_Aim of the task_. Reproduce the material word for word; the images stay out.

_Information shown_.
>> Start

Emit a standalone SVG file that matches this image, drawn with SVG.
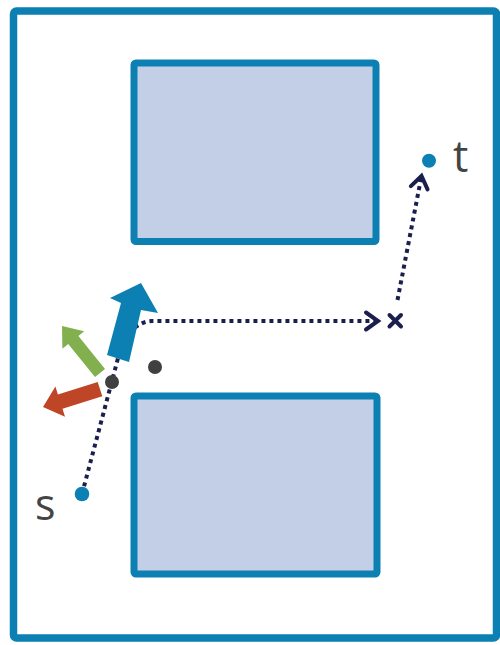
<svg xmlns="http://www.w3.org/2000/svg" width="500" height="645" viewBox="0 0 500 645">
<style>
.frame{fill:#ffffff;stroke:#0c80b2;stroke-width:7.5;}
.obs{fill:#c3cfe7;stroke:#0c80b2;stroke-width:7;}
.dotted{fill:none;stroke:#1b1f4e;stroke-width:4;stroke-dasharray:4 4;}
.solid{fill:none;stroke:#1b1f4e;stroke-width:4;stroke-linecap:round;}
.lbl{font-family:"Open Sans","Noto Sans","Liberation Sans",sans-serif;font-size:43px;fill:#444444;}
.pt{fill:#0c80b2;}
.grey{fill:#404040;}
</style>
<defs>
<marker id="chev" markerUnits="userSpaceOnUse" markerWidth="30" markerHeight="30" refX="0" refY="0" orient="auto" overflow="visible">
<path d="M-12,-8.5 L0,0 L-12,8.5" fill="none" stroke="#1b1f4e" stroke-width="4" stroke-linecap="round" stroke-linejoin="miter"/>
</marker>
</defs>
<g id="frame"><rect class="frame" x="13.5" y="11" width="483" height="627" rx="3"/></g>
<g id="obstacle-top"><rect class="obs" x="134" y="63" width="242" height="178.5" rx="2"/></g>
<g id="obstacle-bottom"><rect class="obs" x="134" y="396" width="243" height="178" rx="2"/></g>
<g id="connectors">
<path class="dotted" d="M82,494 L117,362 Q127,322 152,321 L378,321" marker-end="url(#chev)"/>
<path class="dotted" d="M397.5,300 L421.5,176" marker-end="url(#chev)"/>
</g>
<g id="x-mark">
<path class="solid" d="M389.5,315 L401,326.5 M401,315 L389.5,326.5"/>
</g>
<g id="red-arrow"><polygon fill="#bf4527" points="102.3,396.2 62.5,408.7 65,416.8 43,407 55.4,386.4 57.9,394.4 97.7,381.9"/></g>
<g id="green-arrow"><polygon fill="#82b04e" points="105,369 78.4,335.9 84.2,331.2 62,326 62.4,348.8 68.2,344.1 95,377.1"/></g>
<g id="blue-arrow"><polygon fill="#0c80b2" points="107,355 129,362 141,310 158,313 141,283 110,298 121,303"/></g>
<g id="dot-a"><circle class="grey" cx="112" cy="382" r="7"/></g>
<g id="dot-b"><circle class="grey" cx="155" cy="367" r="7"/></g>
<g id="s"><circle class="pt" cx="82" cy="494" r="7.3"/><text class="lbl" x="35" y="520">s</text></g>
<g id="t"><circle class="pt" cx="429" cy="160.7" r="7"/><text class="lbl" x="453" y="172">t</text></g>
</svg>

>> End

_Problem solution_.
Emit a standalone SVG file that matches this image, drawn with SVG.
<svg xmlns="http://www.w3.org/2000/svg" width="500" height="645" viewBox="0 0 500 645">
<style>
.frame{fill:#ffffff;stroke:#0c80b2;stroke-width:7.5;}
.obs{fill:#c3cfe7;stroke:#0c80b2;stroke-width:7;}
.dotted{fill:none;stroke:#1b1f4e;stroke-width:4;stroke-dasharray:4 4;}
.solid{fill:none;stroke:#1b1f4e;stroke-width:4;stroke-linecap:round;}
.lbl{font-family:"Open Sans","Noto Sans","Liberation Sans",sans-serif;font-size:43px;fill:#444444;}
.pt{fill:#0c80b2;}
.grey{fill:#404040;}
</style>
<defs>
<marker id="chev" markerUnits="userSpaceOnUse" markerWidth="30" markerHeight="30" refX="0" refY="0" orient="auto" overflow="visible">
<path d="M-12,-8.5 L0,0 L-12,8.5" fill="none" stroke="#1b1f4e" stroke-width="4" stroke-linecap="round" stroke-linejoin="miter"/>
</marker>
</defs>
<g id="frame"><rect class="frame" x="13.5" y="11" width="483" height="627" rx="3"/></g>
<g id="obstacle-top"><rect class="obs" x="134" y="63" width="242" height="178.5" rx="2"/></g>
<g id="obstacle-bottom"><rect class="obs" x="134" y="396" width="243" height="178" rx="2"/></g>
<g id="connectors">
<path class="dotted" d="M82,494 L117,362 Q127,322 152,321 L378,321" marker-end="url(#chev)"/>
<path class="dotted" d="M397.5,300 L421.5,176" marker-end="url(#chev)"/>
</g>
<g id="x-mark">
<path class="solid" d="M389.5,315 L401,326.5 M401,315 L389.5,326.5"/>
</g>
<g id="red-arrow"><polygon fill="#bf4527" points="102.3,396.2 62.5,408.7 65,416.8 43,407 55.4,386.4 57.9,394.4 97.7,381.9"/></g>
<g id="green-arrow"><polygon fill="#82b04e" points="105,369 78.4,335.9 84.2,331.2 62,326 62.4,348.8 68.2,344.1 95,377.1"/></g>
<g id="blue-arrow"><polygon fill="#0c80b2" points="107,355 129,362 141,310 158,313 141,283 110,298 121,303"/></g>
<g id="dot-a"><circle class="grey" cx="112" cy="382" r="7"/></g>
<g id="dot-b"><circle class="grey" cx="155" cy="367" r="7"/></g>
<g id="s"><circle class="pt" cx="82" cy="494" r="7.3"/><text class="lbl" x="35" y="520">s</text></g>
<g id="t"><circle class="pt" cx="429" cy="160.7" r="7"/><text class="lbl" x="453" y="172">t</text></g>
</svg>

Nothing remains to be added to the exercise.